[Start of DATA SUPPLIED]
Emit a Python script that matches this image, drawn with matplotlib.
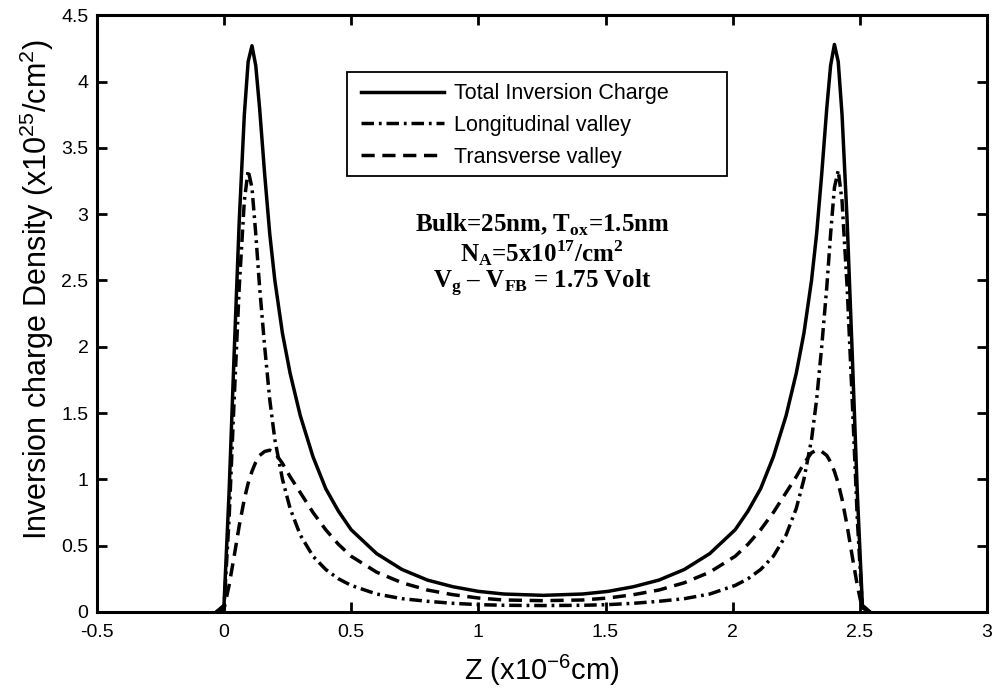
import matplotlib
matplotlib.use("Agg")
import matplotlib.pyplot as plt
from matplotlib.ticker import FormatStrFormatter
from matplotlib.patches import Rectangle

plt.rcParams['font.family'] = ['Liberation Sans', 'DejaVu Sans']
plt.rcParams['axes.unicode_minus'] = False
plt.rcParams['lines.scale_dashes'] = False
plt.rcParams['mathtext.fontset'] = 'custom'
plt.rcParams['mathtext.rm'] = 'Liberation Sans'
plt.rcParams['mathtext.bf'] = 'Liberation Serif:bold'

z = [-0.03, 0.0, 0.02, 0.04, 0.06, 0.08, 0.095, 0.11, 0.125, 0.14,
     0.16, 0.18, 0.20, 0.23, 0.26, 0.30, 0.35, 0.40, 0.45, 0.50,
     0.60, 0.70, 0.80, 0.90, 1.00, 1.10, 1.255,
     1.41, 1.51, 1.61, 1.71, 1.81, 1.91, 2.01,
     2.06, 2.11, 2.16, 2.21, 2.25, 2.28, 2.31, 2.33, 2.35, 2.37,
     2.385, 2.40, 2.415, 2.43, 2.45, 2.47, 2.49, 2.51, 2.54]

total = [0.0, 0.05, 0.9, 1.95, 2.95, 3.75, 4.15, 4.27, 4.12, 3.8,
         3.3, 2.85, 2.5, 2.1, 1.8, 1.48, 1.17, 0.93, 0.76, 0.62,
         0.44, 0.32, 0.24, 0.19, 0.155, 0.135, 0.125,
         0.135, 0.155, 0.19, 0.24, 0.32, 0.44, 0.62,
         0.76, 0.93, 1.17, 1.48, 1.8, 2.1, 2.5, 2.85, 3.3, 3.8,
         4.12, 4.28, 4.15, 3.75, 2.95, 1.95, 0.9, 0.05, 0.0]

longitudinal = [0.0, 0.03, 0.7, 1.6, 2.45, 3.1, 3.33, 3.2, 2.85, 2.45,
                2.0, 1.6, 1.3, 1.0, 0.78, 0.58, 0.42, 0.32, 0.25, 0.2,
                0.135, 0.1, 0.08, 0.065, 0.055, 0.05, 0.048,
                0.05, 0.055, 0.065, 0.08, 0.1, 0.135, 0.2,
                0.25, 0.32, 0.42, 0.58, 0.78, 1.0, 1.3, 1.6, 2.0, 2.45,
                2.85, 3.2, 3.33, 3.1, 2.45, 1.6, 0.7, 0.03, 0.0]

transverse = [0.0, 0.02, 0.2, 0.42, 0.65, 0.85, 0.97, 1.06, 1.13, 1.18,
              1.21, 1.22, 1.2, 1.12, 1.02, 0.9, 0.75, 0.62, 0.51, 0.42,
              0.3, 0.22, 0.165, 0.13, 0.105, 0.09, 0.085,
              0.09, 0.105, 0.13, 0.165, 0.22, 0.3, 0.42,
              0.51, 0.62, 0.75, 0.9, 1.02, 1.12, 1.2, 1.22, 1.21, 1.18,
              1.13, 1.06, 0.97, 0.85, 0.65, 0.42, 0.2, 0.02, 0.0]

labels = ["Total Inversion Charge", "Longitudinal valley", "Transverse valley"]
xticks = [-0.5, 0, 0.5, 1, 1.5, 2, 2.5, 3]
yticks = [0, 0.5, 1, 1.5, 2, 2.5, 3, 3.5, 4, 4.5]

fig = plt.figure(figsize=(9.98, 6.93), dpi=100)
ax = fig.add_axes([0.097, 0.117, 0.892, 0.861])

lw = 2.5
ax.plot(z, total, color='black', lw=lw, linestyle='-', label=labels[0])
ax.plot(z, longitudinal, color='black', lw=lw, linestyle=(0, (9, 3.5, 2, 3.5)), label=labels[1])
ax.plot(z, transverse, color='black', lw=lw, linestyle=(0, (9.5, 5.5)), label=labels[2])

ax.set_xlim(-0.5, 3)
ax.set_ylim(0, 4.5)
ax.set_xticks(xticks)
ax.set_yticks(yticks)
ax.xaxis.set_major_formatter(FormatStrFormatter('%g'))
ax.yaxis.set_major_formatter(FormatStrFormatter('%g'))
ax.tick_params(direction='in', length=7, width=2, top=True, right=True,
               labelsize=14)
ax.tick_params(axis='x', pad=9)
ax.tick_params(axis='y', pad=6)
for s in ax.spines.values():
    s.set_linewidth(2.2)

ax.set_xlabel(r"Z (x10$^{-6}$cm)", fontsize=21, labelpad=8)
ax.set_ylabel(r"Inversion charge Density (x10$^{25}$/cm$^{2}$)", fontsize=22, labelpad=2)
ax.yaxis.set_label_coords(-0.046, 0.54)

# legend box (drawn separately to keep the wide MATLAB-style frame)
ax.add_patch(Rectangle((0.281, 0.730), 0.427, 0.1745, transform=ax.transAxes,
                       facecolor='white', edgecolor='black', lw=1.3, zorder=4))
leg = ax.legend(loc='upper left', bbox_to_anchor=(0.297, 0.886), fontsize=15.5,
                frameon=False, handlelength=3.85, handletextpad=0.45,
                labelspacing=0.5, borderpad=0, borderaxespad=0)
leg.set_zorder(5)

tfont = dict(family='Liberation Serif', weight='bold', fontsize=18, ha='center', va='center')
ax.text(1.25, 2.92, r"Bulk=25nm, T$_{\mathbf{ox}}$=1.5nm", **tfont)
ax.text(1.25, 2.71, r"N$_{\mathbf{A}}$=5x10$^{\mathbf{17}}$/cm$^{\mathbf{2}}$", **tfont)
ax.text(1.25, 2.48, r"V$_{\mathbf{g}}$ – V$_{\mathbf{FB}}$ = 1.75 Volt", **tfont)

fig.savefig("out.png", dpi=100)
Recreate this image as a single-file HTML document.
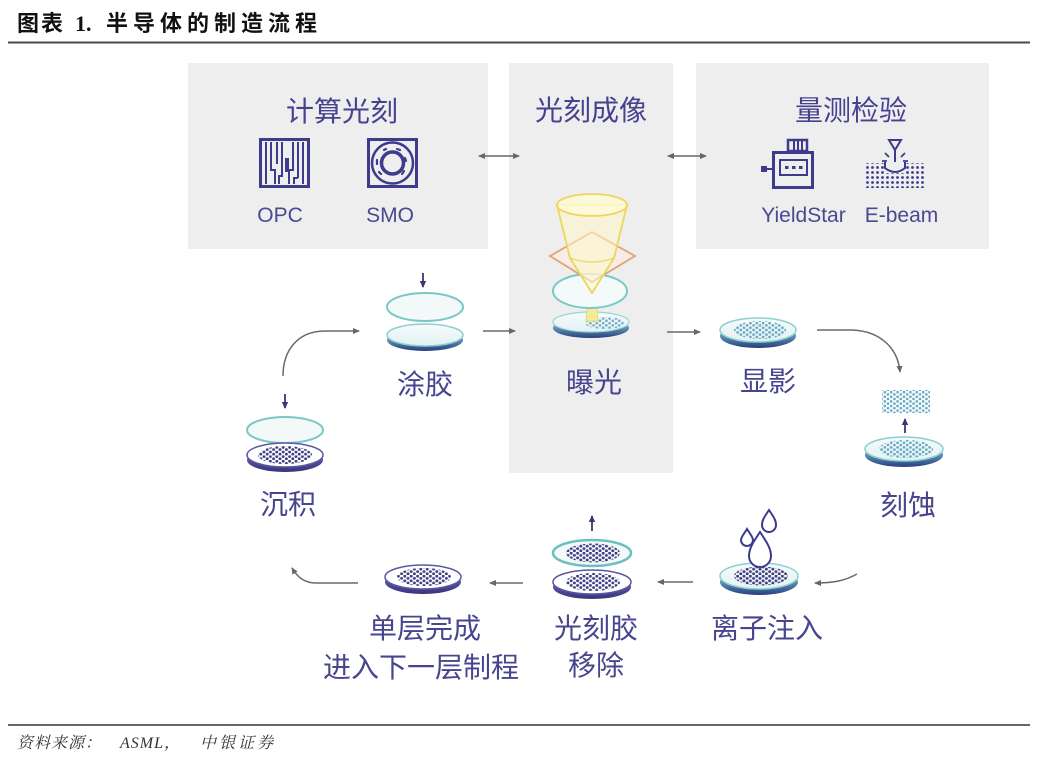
<!DOCTYPE html>
<html>
<head>
<meta charset="utf-8">
<style>
  html,body{margin:0;padding:0;background:#fff;}
  body{width:1038px;height:759px;overflow:hidden;position:relative;}
  svg{position:absolute;left:0;top:0;}
</style>
</head>
<body>
<svg width="1038" height="759" viewBox="0 0 1038 759" xmlns="http://www.w3.org/2000/svg">
  <defs>
    <linearGradient id="gB" x1="0" y1="0" x2="0" y2="1">
      <stop offset="0" stop-color="#a6dcdc"/>
      <stop offset="0.5" stop-color="#5f8fb4"/>
      <stop offset="1" stop-color="#26407e"/>
    </linearGradient>
    <linearGradient id="gP" x1="0" y1="0" x2="0" y2="1">
      <stop offset="0" stop-color="#7570b6"/>
      <stop offset="1" stop-color="#39337e"/>
    </linearGradient>
    <linearGradient id="gTop" x1="0" y1="0" x2="0" y2="1">
      <stop offset="0" stop-color="#f6fbfb"/>
      <stop offset="1" stop-color="#e3f1f3"/>
    </linearGradient>
    <pattern id="dp" width="6.4" height="4.6" patternUnits="userSpaceOnUse">
      <circle cx="1.6" cy="1.15" r="1.45" fill="#3f3a82"/>
      <circle cx="4.8" cy="3.45" r="1.45" fill="#3f3a82"/>
    </pattern>
    <pattern id="dc" width="6.4" height="4.6" patternUnits="userSpaceOnUse">
      <circle cx="1.6" cy="1.15" r="1.35" fill="#62a8c2"/>
      <circle cx="4.8" cy="3.45" r="1.35" fill="#62a8c2"/>
    </pattern>
    <pattern id="gp" width="5" height="5" patternUnits="userSpaceOnUse">
      <circle cx="2.5" cy="2.5" r="1.4" fill="#3e3a8c"/>
    </pattern>
    <marker id="ah" markerWidth="7" markerHeight="7" refX="6" refY="3.5" orient="auto" markerUnits="userSpaceOnUse">
      <path d="M0,0.5 L7,3.5 L0,6.5 z" fill="#666"/>
    </marker>
    <marker id="ah2" markerWidth="7" markerHeight="7" refX="6" refY="3.5" orient="auto-start-reverse" markerUnits="userSpaceOnUse">
      <path d="M0,0.5 L7,3.5 L0,6.5 z" fill="#666"/>
    </marker>
    <marker id="ai" markerWidth="7" markerHeight="7" refX="6" refY="3.5" orient="auto" markerUnits="userSpaceOnUse">
      <path d="M0,0.3 L7,3.5 L0,6.7 z" fill="#3a3775"/>
    </marker>
  </defs>

  <!-- Title -->
  <g font-family="'Liberation Serif','Noto Sans CJK SC',sans-serif" font-weight="700" font-size="22" fill="#111">
    <text x="17" y="31" letter-spacing="2">图表</text>
    <text x="75" y="31">1.</text>
    <text x="106" y="31" letter-spacing="5">半导体的制造流程</text>
  </g>
  <line x1="8" y1="42.5" x2="1030" y2="42.5" stroke="#4a4a4a" stroke-width="2"/>

  <!-- Panels -->
  <rect x="188" y="63" width="300" height="186" fill="#eeeeee"/>
  <rect x="509" y="63" width="164" height="410" fill="#eeeeee"/>
  <rect x="696" y="63" width="293" height="186" fill="#eeeeee"/>

  <!-- Panel titles -->
  <g font-family="'Liberation Sans','Noto Sans CJK SC',sans-serif" font-size="28" fill="#46428f" text-anchor="middle">
    <text x="342" y="121">计算光刻</text>
    <text x="591" y="120">光刻成像</text>
    <text x="851" y="120">量测检验</text>
  </g>

  <!-- Double arrows -->
  <line x1="479" y1="156" x2="519" y2="156" stroke="#666" stroke-width="1.5" marker-start="url(#ah2)" marker-end="url(#ah2)"/>
  <line x1="668" y1="156" x2="706" y2="156" stroke="#666" stroke-width="1.5" marker-start="url(#ah2)" marker-end="url(#ah2)"/>

  <!-- OPC icon -->
  <g stroke="#3e3a8c" fill="none">
    <rect x="260.5" y="139.5" width="48" height="47" stroke-width="3"/>
    <g stroke-width="2">
      <path d="M266,142 V184"/>
      <path d="M271,142 V170 H275 V184"/>
      <path d="M277,142 V164"/>
      <path d="M282,142 V176 H279 V184"/>
      <path d="M293,142 V170 H289 V184"/>
      <path d="M298,142 V178"/>
      <path d="M303,142 V184"/>
      <path d="M294,184 V178 H298"/>
    </g>
    <rect x="285" y="158" width="4" height="14" fill="#3e3a8c" stroke="none"/>
  </g>

  <!-- SMO icon -->
  <g stroke="#3e3a8c" fill="none">
    <rect x="368.5" y="139.5" width="48" height="47" stroke-width="3"/>
    <circle cx="392.5" cy="163" r="20.5" stroke-width="2.5"/>
    <circle cx="392.5" cy="163" r="11" stroke-width="3.5"/>
    <g stroke-width="2.2" stroke-linecap="round">
      <path d="M384,150 l2,-1"/>
      <path d="M397,149 l3,1"/>
      <path d="M405,158 l1,3"/>
      <path d="M404,171 l-2,3"/>
      <path d="M381,174 l-2,-2"/>
      <path d="M377,160 l0,4"/>
    </g>
  </g>

  <!-- YieldStar icon -->
  <g stroke="#3e3a8c" fill="none">
    <rect x="788" y="140" width="19" height="11" stroke-width="2.5"/>
    <path d="M794,141 V151 M798,141 V151 M802,141 V151" stroke-width="2"/>
    <rect x="773.5" y="152.5" width="39" height="35" stroke-width="3"/>
    <rect x="780" y="160" width="27" height="15" stroke-width="2"/>
    <path d="M767,169 H773" stroke-width="2"/>
    <rect x="761" y="166" width="6" height="6" fill="#3e3a8c" stroke="none"/>
    <rect x="785" y="166" width="3.5" height="3" fill="#3e3a8c" stroke="none"/>
    <rect x="792" y="166" width="3.5" height="3" fill="#3e3a8c" stroke="none"/>
    <rect x="799" y="166" width="3.5" height="3" fill="#3e3a8c" stroke="none"/>
  </g>

  <!-- E-beam icon -->
  <g stroke="#3e3a8c" fill="none">
    <path d="M889,140 H901 L895,150 Z" stroke-width="2"/>
    <path d="M895,150 V162" stroke-width="2"/>
    <path d="M885,153 l4,4 M905,153 l-4,4 M882,161 h5 M908,161 h-5" stroke-width="1.8"/>
    <path d="M885,162 V168 Q895,176 905,168 V162" stroke-width="2"/>
  </g>
  <rect x="865" y="163" width="20" height="10" fill="url(#gp)"/>
  <rect x="905" y="163" width="20" height="10" fill="url(#gp)"/>
  <rect x="865" y="173" width="60" height="15" fill="url(#gp)"/>

  <!-- Latin labels -->
  <g font-family="'Liberation Sans',sans-serif" font-size="21" fill="#4b4892" text-anchor="middle">
    <text x="280" y="222">OPC</text>
    <text x="390" y="222">SMO</text>
    <text x="803.5" y="222">YieldStar</text>
    <text x="901.5" y="222">E-beam</text>
  </g>

  <!-- Exposure illustration -->
  <g>
    <ellipse cx="591" cy="328" rx="38" ry="10" fill="url(#gB)"/>
    <ellipse cx="591" cy="322" rx="38" ry="10" fill="url(#gTop)" stroke="#9ad3d3" stroke-width="1.2"/>
    <ellipse cx="605" cy="323" rx="20" ry="6" fill="url(#dc)" opacity="0.9"/>
    <path d="M589,292 L595,292 L598,321 L586,321 Z" fill="#f5ea9a" stroke="#e8d560" stroke-width="0.8"/>
    <ellipse cx="590" cy="291" rx="37" ry="17" fill="#f4fafa" stroke="#78c8c8" stroke-width="2"/>
    <path d="M550,256 L592,232 L635,256 L592,282 Z" fill="rgba(250,235,225,0.5)" stroke="#e8a070" stroke-width="1.8"/>
    <path d="M557,205 L570,258 L592,293 L614,258 L627,205 Z" fill="rgba(255,248,200,0.55)" stroke="#ecd75c" stroke-width="1.8"/>
    <path d="M570,258 Q592,266 614,258" fill="none" stroke="#ecd75c" stroke-width="1.2"/>
    <ellipse cx="592" cy="205" rx="35" ry="11" fill="rgba(255,250,215,0.8)" stroke="#ecd75c" stroke-width="1.8"/>
  </g>

  <!-- Step labels -->
  <g font-family="'Liberation Sans','Noto Sans CJK SC',sans-serif" font-size="28" fill="#48458f" text-anchor="middle">
    <text x="594" y="392">曝光</text>
    <text x="425" y="394">涂胶</text>
    <text x="768" y="391">显影</text>
    <text x="288" y="514">沉积</text>
    <text x="908" y="515">刻蚀</text>
    <text x="596" y="638">光刻胶</text>
    <text x="596" y="675">移除</text>
    <text x="767" y="638">离子注入</text>
    <text x="425" y="638">单层完成</text>
    <text x="421" y="677">进入下一层制程</text>
  </g>

  <!-- 涂胶 -->
  <line x1="423" y1="273" x2="423" y2="287" stroke="#3a3775" stroke-width="1.8" marker-end="url(#ai)"/>
  <ellipse cx="425" cy="307" rx="38" ry="14" fill="#f3f9f9" stroke="#78c8c8" stroke-width="2"/>
  <ellipse cx="425" cy="340" rx="38" ry="11" fill="url(#gB)"/>
  <ellipse cx="425" cy="335" rx="38" ry="11" fill="url(#gTop)" stroke="#8ccfd0" stroke-width="1.5"/>

  <!-- 沉积 -->
  <line x1="285" y1="394" x2="285" y2="408" stroke="#3a3775" stroke-width="1.8" marker-end="url(#ai)"/>
  <ellipse cx="285" cy="430" rx="38" ry="13" fill="#f3f9f9" stroke="#78c8c8" stroke-width="2"/>
  <ellipse cx="285" cy="460" rx="38" ry="12" fill="url(#gP)"/>
  <ellipse cx="285" cy="455" rx="38" ry="12" fill="#fff" stroke="#5c57a3" stroke-width="1.5"/>
  <ellipse cx="285" cy="455" rx="27" ry="9" fill="url(#dp)"/>

  <!-- 显影 -->
  <ellipse cx="758" cy="336" rx="38" ry="12" fill="url(#gB)"/>
  <ellipse cx="758" cy="330" rx="38" ry="12" fill="url(#gTop)" stroke="#8ccfd0" stroke-width="1.5"/>
  <ellipse cx="760" cy="330" rx="26" ry="9" fill="url(#dc)"/>

  <!-- 刻蚀 -->
  <rect x="882" y="390" width="48" height="23" fill="url(#dc)"/>
  <line x1="905" y1="433" x2="905" y2="419" stroke="#3a3775" stroke-width="1.8" marker-end="url(#ai)"/>
  <ellipse cx="904" cy="455" rx="39" ry="12" fill="url(#gB)"/>
  <ellipse cx="904" cy="449" rx="39" ry="12" fill="url(#gTop)" stroke="#8ccfd0" stroke-width="1.5"/>
  <ellipse cx="906" cy="449" rx="27" ry="9" fill="url(#dc)"/>

  <!-- 离子注入 -->
  <ellipse cx="759" cy="582" rx="39" ry="13" fill="url(#gB)"/>
  <ellipse cx="759" cy="576" rx="39" ry="13" fill="url(#gTop)" stroke="#8ccfd0" stroke-width="1.5"/>
  <ellipse cx="761" cy="576" rx="27" ry="9.5" fill="url(#dp)"/>
  <g stroke="#3e3a8c" stroke-width="2" fill="#fff">
    <path d="M760,532 C766,541 771,548 771,556 A11,11 0 0 1 749,556 C749,548 754,541 760,532 Z"/>
    <path d="M747,529 C750,534 753,537 753,540 A6,6 0 0 1 741,540 C741,537 744,534 747,529 Z"/>
    <path d="M769,510 C773,516 776,520 776,525 A7,7 0 0 1 762,525 C762,520 765,516 769,510 Z"/>
  </g>

  <!-- 光刻胶移除 -->
  <line x1="592" y1="531" x2="592" y2="516" stroke="#3a3775" stroke-width="1.8" marker-end="url(#ai)"/>
  <ellipse cx="592" cy="587" rx="39" ry="12" fill="url(#gP)"/>
  <ellipse cx="592" cy="582" rx="39" ry="12" fill="#fff" stroke="#5c57a3" stroke-width="1.5"/>
  <ellipse cx="593" cy="582" rx="27" ry="9" fill="url(#dp)"/>
  <ellipse cx="592" cy="553" rx="39" ry="13" fill="#f3f9f9" stroke="#6cbfbf" stroke-width="2.5"/>
  <ellipse cx="593" cy="553" rx="27" ry="9.5" fill="url(#dp)"/>

  <!-- 单层完成 -->
  <ellipse cx="423" cy="582" rx="38" ry="12" fill="url(#gP)"/>
  <ellipse cx="423" cy="577" rx="38" ry="12" fill="#fff" stroke="#5c57a3" stroke-width="1.5"/>
  <ellipse cx="424" cy="577" rx="27" ry="9" fill="url(#dp)"/>

  <!-- Flow arrows -->
  <g stroke="#6a6a6a" stroke-width="1.5" fill="none">
    <path d="M283,376 C283,350 298,331 325,331 L359,331" marker-end="url(#ah)"/>
    <line x1="483" y1="331" x2="515" y2="331" marker-end="url(#ah)"/>
    <line x1="667" y1="332" x2="700" y2="332" marker-end="url(#ah)"/>
    <path d="M817,330 L852,330 C880,331 898,348 900,372" marker-end="url(#ah)"/>
    <path d="M857,574 C846,580 836,583 815,583" marker-end="url(#ah)"/>
    <line x1="693" y1="582" x2="658" y2="582" marker-end="url(#ah)"/>
    <line x1="523" y1="583" x2="490" y2="583" marker-end="url(#ah)"/>
    <path d="M358,583 L316,583 C305,583 298,578 292,568" marker-end="url(#ah)"/>
  </g>

  <!-- Footer -->
  <line x1="8" y1="725" x2="1030" y2="725" stroke="#333" stroke-width="1.5"/>
  <g font-family="'Liberation Serif','Noto Serif CJK SC',serif" font-style="italic" fill="#333">
    <text x="17" y="748" font-size="16" letter-spacing="1">资料来源：</text>
    <text x="120" y="748" font-size="16" letter-spacing="1">ASML，</text>
    <text x="200" y="748" font-size="16" letter-spacing="3">中银证券</text>
  </g>
</svg>
</body>
</html>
[End of DATA SUPPLIED]
REQUIREMENT — Take the records above from their first line through the line with "4.12, 4.28, 4.15, 3.75, 2.95, 1.95, 0.9, 0.05, 0.0]" and set those lines down word for word, minus the pictures.

TASK RESPONSE —
Emit a Python script that matches this image, drawn with matplotlib.
import matplotlib
matplotlib.use("Agg")
import matplotlib.pyplot as plt
from matplotlib.ticker import FormatStrFormatter
from matplotlib.patches import Rectangle

plt.rcParams['font.family'] = ['Liberation Sans', 'DejaVu Sans']
plt.rcParams['axes.unicode_minus'] = False
plt.rcParams['lines.scale_dashes'] = False
plt.rcParams['mathtext.fontset'] = 'custom'
plt.rcParams['mathtext.rm'] = 'Liberation Sans'
plt.rcParams['mathtext.bf'] = 'Liberation Serif:bold'

z = [-0.03, 0.0, 0.02, 0.04, 0.06, 0.08, 0.095, 0.11, 0.125, 0.14,
     0.16, 0.18, 0.20, 0.23, 0.26, 0.30, 0.35, 0.40, 0.45, 0.50,
     0.60, 0.70, 0.80, 0.90, 1.00, 1.10, 1.255,
     1.41, 1.51, 1.61, 1.71, 1.81, 1.91, 2.01,
     2.06, 2.11, 2.16, 2.21, 2.25, 2.28, 2.31, 2.33, 2.35, 2.37,
     2.385, 2.40, 2.415, 2.43, 2.45, 2.47, 2.49, 2.51, 2.54]

total = [0.0, 0.05, 0.9, 1.95, 2.95, 3.75, 4.15, 4.27, 4.12, 3.8,
         3.3, 2.85, 2.5, 2.1, 1.8, 1.48, 1.17, 0.93, 0.76, 0.62,
         0.44, 0.32, 0.24, 0.19, 0.155, 0.135, 0.125,
         0.135, 0.155, 0.19, 0.24, 0.32, 0.44, 0.62,
         0.76, 0.93, 1.17, 1.48, 1.8, 2.1, 2.5, 2.85, 3.3, 3.8,
         4.12, 4.28, 4.15, 3.75, 2.95, 1.95, 0.9, 0.05, 0.0]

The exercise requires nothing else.